Dr. Chadwick took the suitcase from her and led her down a richly carpeted corridor. They passed several young Negroes in white, all of whom looked busy, and through the open doors of rooms on either side she could see vases of flowers, the gleaming spokes of wheelchairs and occasionally the white head of a very old man or woman.

“God,” she whispered. “Isn’t this very expensive?”

“That’s still another disadvantage,” the doctor said. “It’s very expensive indeed. Here, he’s right around this next corner.”

They could hear him from several doors away. He was singing, and his voice sounded terrible – not at all the light, funny Eddie Fisher or the heavier Fred Astaire she remembered, but hoarse and cracked and out of tune, like the singing of a street derelict.

“… Buy me some peanuts and Crackerjack; I don’t care if I never get back …”

He was sitting up with both wrists fastened to the bed; his song was addressed to the blank television set, and he sang so intently that he didn’t notice them come in.

“Hello, Randolph. How is he today?”

“Hard to tell when he’s like this, doctor.”

“… For it’s one, two, three strikes you’re out at the old – ball – game.” With the song ended, he strained forward against the wrist bands and spoke as if into a microphone. “All right, Tommy boy; that’s enough songs for tonight. You go to sleep now, fella. Cut!” And he closed his eyes.

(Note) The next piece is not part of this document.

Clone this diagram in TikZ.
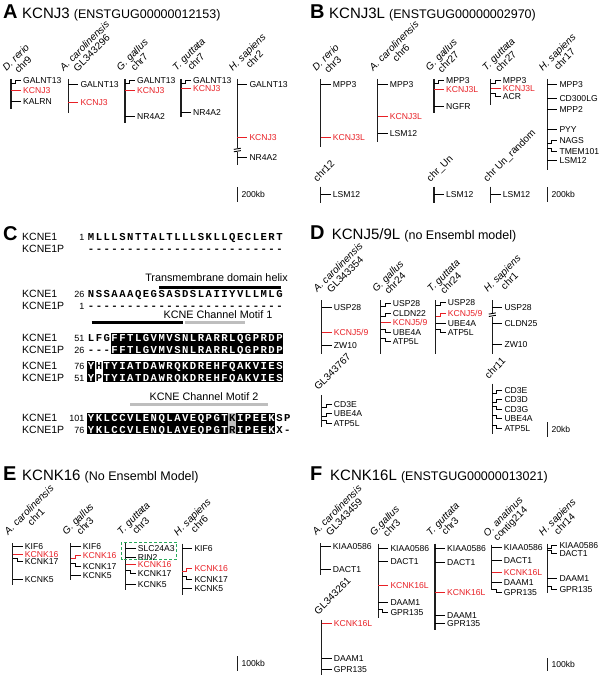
\documentclass[tikz,border=0pt]{standalone}
\usepackage{fontspec}
\setmainfont{Liberation Sans}
\newfontfamily\seqfont{Liberation Mono}
\usetikzlibrary{calc}

\definecolor{gred}{RGB}{232,32,38}
\definecolor{chromc}{RGB}{30,30,30}
\definecolor{boxgreen}{RGB}{40,170,90}
\definecolor{motifgray}{RGB}{190,190,190}

\newlength\sqpitch \setlength\sqpitch{7.85pt}
\def\sqloop#1{\ifx#1\relax\else\makebox[\sqpitch][c]{#1}\expandafter\sqloop\fi}
\newcommand\sq[1]{\sqloop#1\relax}

\newcounter{gn}
\tikzset{
  chrom/.style={line width=1.2pt, draw=chromc},
  tick/.style={line width=0.8pt},
  glab/.style={font=\fontsize{8.6}{10}\selectfont, inner sep=0pt, anchor=base west},
  splab/.style={font=\fontsize{10}{11}\selectfont, inner sep=0pt, rotate=45},
  plet/.style={font=\fontsize{20}{24}\selectfont\bfseries, inner sep=0pt, anchor=base west},
  ptxt/.style={font=\fontsize{15}{18}\selectfont, inner sep=0pt, anchor=base west},
  clab/.style={font=\fontsize{10.5}{12}\selectfont, inner sep=0pt, anchor=base west},
  cnum/.style={font=\fontsize{9}{10}\selectfont, inner sep=0pt, anchor=base east},
  cseq/.style={font=\seqfont\bfseries\fontsize{10.6}{12}\selectfont, inner sep=0pt, anchor=base west},
  ctxt/.style={font=\fontsize{10.8}{12}\selectfont, inner sep=0pt, anchor=base},
  bar/.style={line width=3pt, draw=black},
  gbar/.style={line width=3pt, draw=motifgray},
}

% gene ticks: straight, step up, step down
\newcommand\gS[4][black]{\stepcounter{gn}%
  \draw[tick,draw=#1] (#2,#3) -- ({#2+10},#3);
  \node[glab,text=#1] (g\arabic{gn}) at ({#2+12},{#3+3.1}) {#4};}
\newcommand\gU[4][black]{\stepcounter{gn}%
  \draw[tick,draw=#1] (#2,{#3+3}) -- ({#2+4.5},{#3+3}) -- ({#2+4.5},#3) -- ({#2+10},#3);
  \node[glab,text=#1] (g\arabic{gn}) at ({#2+12},{#3+3.1}) {#4};}
\newcommand\gD[4][black]{\stepcounter{gn}%
  \draw[tick,draw=#1] (#2,{#3-3}) -- ({#2+4.5},{#3-3}) -- ({#2+4.5},#3) -- ({#2+10},#3);
  \node[glab,text=#1] (g\arabic{gn}) at ({#2+12},{#3+3.1}) {#4};}
\newcommand\chrom[3]{\draw[chrom] (#1,#2) -- (#1,#3);}
\newcommand\sptwo[5]{%
  \node[splab,anchor=base west] (#1) at ({#2-4.5},{#3-7.5}) {\itshape #4};
  \node[splab,anchor=base] (#1c) at ($(#1.base)+(7.2,7.2)$) {#5};}
\newcommand\spone[4]{\node[splab,anchor=base west] (#1) at ({#2-3.5},{#3-4.5}) {#4};}
\newcommand\scalebar[5]{\draw[chrom] (#2,#3) -- (#2,#4);
  \node[glab] (#1) at ({#2+4},{(#3+#4)/2+3.1}) {#5};}
\newcommand\brk[2]{\fill[white] ({#1-3},{#2-1.8}) rectangle ({#1+3},{#2+1.8});
  \draw[line width=0.9pt] ({#1-3.5},{#2-0.6}) -- ({#1+3.5},{#2-1.8}) ({#1-3.5},{#2+1.8}) -- ({#1+3.5},{#2+0.6});}
\newcommand\ptitle[7]{%
  \node[plet] (#1) at (#2,#3) {#4};
  \node[ptxt] (#1t) at (#7,#3) {#5 {\fontsize{12.5}{15}\selectfont #6}};}
\newcommand\crow[5]{%
  \node[clab] (#1l) at (22,{#2+3.8}) {#3};
  \node[cnum] (#1n) at (84.5,{#2+3.2}) {#4};
  \node[cseq] (#1s) at (87,{#2+3.6}) {#5};}
\newcommand\shadecols[5]{\fill[#5] ({87+7.85*#1},#3) rectangle ({87+7.85*(#2+1)},#4);}

\begin{document}
\begin{tikzpicture}[x=1pt,y=-1pt]
\useasboundingbox (0,0) rectangle (600,676);

%================ A
\ptitle{tA}{3}{19}{A}{KCNJ3}{(ENSTGUG00000012153)}{22}
\sptwo{sA1}{11}{79}{D. rerio}{chr9}
\chrom{11}{79}{109}
\gU{11}{80.5}{GALNT13}
\gS[gred]{11}{90}{KCNJ3}
\gS{11}{101.7}{KALRN}

\sptwo{sA2}{68.3}{79}{A. carolinensis}{GL343296}
\chrom{68.3}{79}{113}
\gS{68.3}{84}{GALNT13}
\gS[gred]{68.3}{102.7}{KCNJ3}

\sptwo{sA3}{125}{79}{G. gallus}{chr7}
\chrom{125}{79}{123}
\gU{125}{80.5}{GALNT13}
\gS[gred]{125}{90}{KCNJ3}
\gS{125}{116.7}{NR4A2}

\sptwo{sA4}{181}{79}{T. guttata}{chr7}
\chrom{181}{79}{117}
\gU{181}{80.5}{GALNT13}
\gS[gred]{181}{88}{KCNJ3}
\gS{181}{112.3}{NR4A2}

\sptwo{sA5}{237.3}{79}{H. sapiens}{chr2}
\chrom{237.3}{79}{165}
\gS{237.3}{84}{GALNT13}
\gS[gred]{237.3}{137.3}{KCNJ3}
\brk{237.3}{150}
\gS{237.3}{157.3}{NR4A2}
\scalebar{sbA}{237.3}{187.3}{202.3}{200kb}

%================ B
\ptitle{tB}{310}{19}{B}{KCNJ3L}{(ENSTGUG00000002970)}{329}
\sptwo{sB1}{320.7}{79}{D. rerio}{chr3}
\chrom{320.7}{79}{146.7}
\gS{320.7}{84}{MPP3}
\gS[gred]{320.7}{137.7}{KCNJ3L}

\sptwo{sB2}{377.7}{79}{A. carolinensis}{chr6}
\chrom{377.7}{79}{141.7}
\gS{377.7}{84}{MPP3}
\gS[gred]{377.7}{116.7}{KCNJ3L}
\gS{377.7}{133.3}{LSM12}

\sptwo{sB3}{434}{79}{G. gallus}{chr27}
\chrom{434}{79}{113.3}
\gU{434}{80.5}{MPP3}
\gS[gred]{434}{89.3}{KCNJ3L}
\gS{434}{106}{NGFR}

\sptwo{sB4}{490.7}{79}{T. guttata}{chr27}
\chrom{490.7}{79}{105}
\gU{490.7}{80}{MPP3}
\gS[gred]{490.7}{88.3}{KCNJ3L}
\gD{490.7}{96.7}{ACR}

\sptwo{sB5}{547.3}{79}{H. sapiens}{chr17}
\chrom{547.3}{79}{170}
\gS{547.3}{84.7}{MPP3}
\gS{547.3}{98}{CD300LG}
\gS{547.3}{109}{MPP2}
\gS{547.3}{129}{PYY}
\gU{547.3}{140}{NAGS}
\gD{547.3}{151.7}{TMEM101}
\gS{547.3}{160.7}{LSM12}

\spone{sB6}{320.7}{186.7}{chr12}
\chrom{320.7}{186.7}{202.7}
\gS{320.7}{194.3}{LSM12}
\spone{sB7}{434}{186.7}{chr\_Un}
\chrom{434}{186.7}{202.7}
\gS{434}{194.3}{LSM12}
\spone{sB8}{490.7}{186.7}{chr Un\_random}
\chrom{490.7}{186.7}{202.7}
\gS{490.7}{194.3}{LSM12}
\scalebar{sbB}{547.3}{187.3}{202.3}{200kb}

%================ C
\node[plet] (tC) at (3,240) {C};
\crow{r1a}{237}{KCNE1}{1}{\sq{MLLLSNTTALTLLLSKLLQECLERT}}
\crow{r1b}{249}{KCNE1P}{}{\sq{-------------------------}}
\node[ctxt] (tm) at (216.5,281.5) {Transmembrane domain helix};
\draw[bar] (159,287) -- (281,287);
\crow{r2a}{294}{KCNE1}{26}{\sq{NSSAAAQEGSASDSLAIIYVLLMLG}}
\crow{r2b}{306}{KCNE1P}{1}{\sq{-------------------------}}
\node[ctxt] (m1) at (218,318) {KCNE Channel Motif 1};
\draw[bar] (91.7,322.3) -- (182.7,322.3);
\draw[gbar] (185,322.3) -- (245,322.3);
\shadecols{3}{24}{332.5}{354}{black}
\crow{r3a}{338}{KCNE1}{51}{\sq{LFG}{\color{white}\sq{FFTLGVMVSNLRARRLQGPRDP}}}
\crow{r3b}{350}{KCNE1P}{26}{\sq{---}{\color{white}\sq{FFTLGVMVSNLRARRLQGPRDP}}}
\shadecols{0}{0}{360.5}{382}{black}
\shadecols{2}{24}{360.5}{382}{black}
\crow{r4a}{366}{KCNE1}{76}{{\color{white}\sq{Y}}\sq{H}{\color{white}\sq{TYIATDAWRQKDREHFQAKVIES}}}
\crow{r4b}{378}{KCNE1P}{51}{{\color{white}\sq{Y}}\sq{P}{\color{white}\sq{TYIATDAWRQKDREHFQAKVIES}}}
\node[ctxt] (m2) at (204,400.5) {KCNE Channel Motif 2};
\draw[gbar] (130,404.3) -- (267.7,404.3);
\shadecols{0}{17}{412.5}{434}{black}
\shadecols{18}{18}{412.5}{434}{motifgray}
\shadecols{19}{23}{412.5}{434}{black}
\crow{r5a}{418}{KCNE1}{101}{{\color{white}\sq{YKLCCVLENQLAVEQPGT}}\sq{K}{\color{white}\sq{IPEEK}}\sq{SP}}
\crow{r5b}{430}{KCNE1P}{76}{{\color{white}\sq{YKLCCVLENQLAVEQPGT}}\sq{R}{\color{white}\sq{IPEEK}}\sq{X-}}

%================ D
\ptitle{tD}{310}{239}{D}{KCNJ5/9L}{(no Ensembl model)}{331.7}
\sptwo{sD1}{321.7}{300.3}{A. carolinensis}{GL343354}
\chrom{321.7}{300.3}{353.7}
\gS{321.7}{307}{USP28}
\gS[gred]{321.7}{332}{KCNJ5/9}
\gS{321.7}{345.3}{ZW10}

\sptwo{sD2}{380.7}{300.3}{G. gallus}{chr24}
\chrom{380.7}{300.3}{353.7}
\gU{380.7}{303.7}{USP28}
\gU{380.7}{313.7}{CLDN22}
\gS[gred]{380.7}{322}{KCNJ5/9}
\gD{380.7}{332}{UBE4A}
\gD{380.7}{341}{ATP5L}

\sptwo{sD3}{435.7}{300.3}{T. guttata}{chr24}
\chrom{435.7}{300.3}{353.7}
\gU{435.7}{302}{USP28}
\gU[gred]{435.7}{313.7}{KCNJ5/9}
\gS{435.7}{323.7}{UBE4A}
\gD{435.7}{332}{ATP5L}

\sptwo{sD4}{492.3}{300.3}{H. sapiens}{chr1}
\chrom{492.3}{300.3}{353.7}
\gS{492.3}{307}{USP28}
\brk{492.3}{314.7}
\gS{492.3}{323.7}{CLDN25}
\gS{492.3}{344.7}{ZW10}

\spone{sD5}{321.7}{395.3}{GL343767}
\chrom{321.7}{395.3}{427}
\gU{321.7}{404.7}{CD3E}
\gU{321.7}{413.7}{UBE4A}
\gD{321.7}{423}{ATP5L}

\spone{sD6}{492.3}{383.7}{chr11}
\chrom{492.3}{383.7}{433.7}
\gU{492.3}{390.3}{CD3E}
\gU{492.3}{399}{CD3D}
\gD{492.3}{409.7}{CD3G}
\gD{492.3}{418}{UBE4A}
\gD{492.3}{428.7}{ATP5L}
\scalebar{sbD}{547.3}{422}{437}{20kb}

%================ E
\ptitle{tE}{3}{480}{E}{KCNK16}{(No Ensembl Model)}{22}
\sptwo{sE1}{12.7}{543}{A. carolinensis}{chr1}
\chrom{12.7}{543}{585.3}
\gS{12.7}{546.3}{KIF6}
\gS[gred]{12.7}{554}{KCNK16}
\gD{12.7}{561.5}{KCNK17}
\gS{12.7}{579}{KCNK5}

\sptwo{sE2}{70.7}{543}{G. gallus}{chr3}
\chrom{70.7}{543}{579.7}
\gS{70.7}{546.3}{KIF6}
\gU[gred]{70.7}{555.7}{KCNK16}
\gD{70.7}{566.3}{KCNK17}
\gS{70.7}{575.3}{KCNK5}

\sptwo{sE3}{125.7}{543}{T. guttata}{chr3}
\chrom{125.7}{543}{589.7}
\gS{125.7}{548}{SLC24A3}
\gS{125.7}{557}{RIN2}
\gS[gred]{125.7}{564.7}{KCNK16}
\gD{125.7}{573}{KCNK17}
\gS{125.7}{584.7}{KCNK5}
\draw[boxgreen, dash pattern=on 3pt off 2pt, line width=0.9pt] (121.7,542.3) rectangle (176.7,559.7);

\sptwo{sE4}{182.3}{543.7}{H. sapiens}{chr6}
\chrom{182.3}{543.7}{594.7}
\gS{182.3}{548}{KIF6}
\gU[gred]{182.3}{568}{KCNK16}
\gD{182.3}{579.7}{KCNK17}
\gS{182.3}{588.7}{KCNK5}
\scalebar{sbE}{237.3}{656.3}{671.3}{100kb}

%================ F
\ptitle{tF}{310}{480}{F}{KCNK16L}{(ENSTGUG00000013021)}{330}
\sptwo{sF1}{320.7}{543}{A. carolinensis}{GL343459}
\chrom{320.7}{543}{574.7}
\gS{320.7}{546.3}{KIAA0586}
\gS{320.7}{569.7}{DACT1}

\sptwo{sF2}{378.3}{543.7}{G.gallus}{chr3}
\chrom{378.3}{543.7}{618}
\gS{378.3}{548}{KIAA0586}
\gS{378.3}{561.3}{DACT1}
\gS[gred]{378.3}{585.3}{KCNK16L}
\gS{378.3}{602}{DAAM1}
\gD{378.3}{612}{GPR135}

\sptwo{sF3}{435}{543.7}{T. guttata}{chr3}
\chrom{435}{543.7}{629.7}
\gS{435}{548}{KIAA0586}
\gS{435}{562}{DACT1}
\gS[gred]{435}{592}{KCNK16L}
\gS{435}{615.3}{DAAM1}
\gS{435}{623.7}{GPR135}

\sptwo{sF4}{491.7}{544.7}{O. anatinus}{contig214}
\chrom{491.7}{544.7}{590}
\gS{491.7}{547}{KIAA0586}
\gS{491.7}{560.3}{DACT1}
\gS[gred]{491.7}{572}{KCNK16L}
\gS{491.7}{582}{DAAM1}
\gD{491.7}{592}{GPR135}

\sptwo{sF5}{547.3}{543.7}{H. sapiens}{chr14}
\chrom{547.3}{543.7}{593}
\gU{547.3}{545.7}{KIAA0586}
\gD{547.3}{553}{DACT1}
\gS{547.3}{578}{DAAM1}
\gD{547.3}{589}{GPR135}

\spone{sF6}{321.7}{619.7}{GL343261}
\chrom{321.7}{619.7}{674.7}
\gS[gred]{321.7}{623}{KCNK16L}
\gS{321.7}{658}{DAAM1}
\gS{321.7}{669.7}{GPR135}
\scalebar{sbF}{547.3}{658}{671.3}{100kb}

\end{tikzpicture}
\end{document}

“He thinks the TV is a camera, you see,” Randolph said, “and he’s singing to his son. But it’s worse when we turn the set on; every time that shoe commercial comes on he thinks his son’s dead. You know that children’s shoe commercial? Where they hold up the little kid’s foot? Hey, Mr. Wilder? Mr. Wilder. You’ve got visitors.”

“Hello, John,” Pamela said.

“So you’re working for Chadwick and his friends now, right? As well as for Munchin and Chester Pratt?”

“Of course I’m not. You know better than that. I just came to see you.” And she turned to Randolph. “Is it really necessary to strap him down this way?”

“Wouldn’t be if he behaved himself, miss. Last time we took the bands off he picked up a chair and broke the TV screen. Had to get a whole new set put in.”

“Oh. Well, you can take them off now. He won’t break anything.” When Wilder’s hands were free she sat down beside him and gently massaged his pink-blotched wrists. She hoped it would make him feel better, but at the same time she couldn’t deny a faint revulsion in touching his flesh. She looked up into his face, but that was no help. He was clean and freshly shaved, but his shining, protruding eyes looked – well, crazy – and the effort of singing had left a trickle of saliva from one corner of his expressionless mouth. Was it possible that she had ever loved this man?

“John,” she said, “would you like to get out of here?”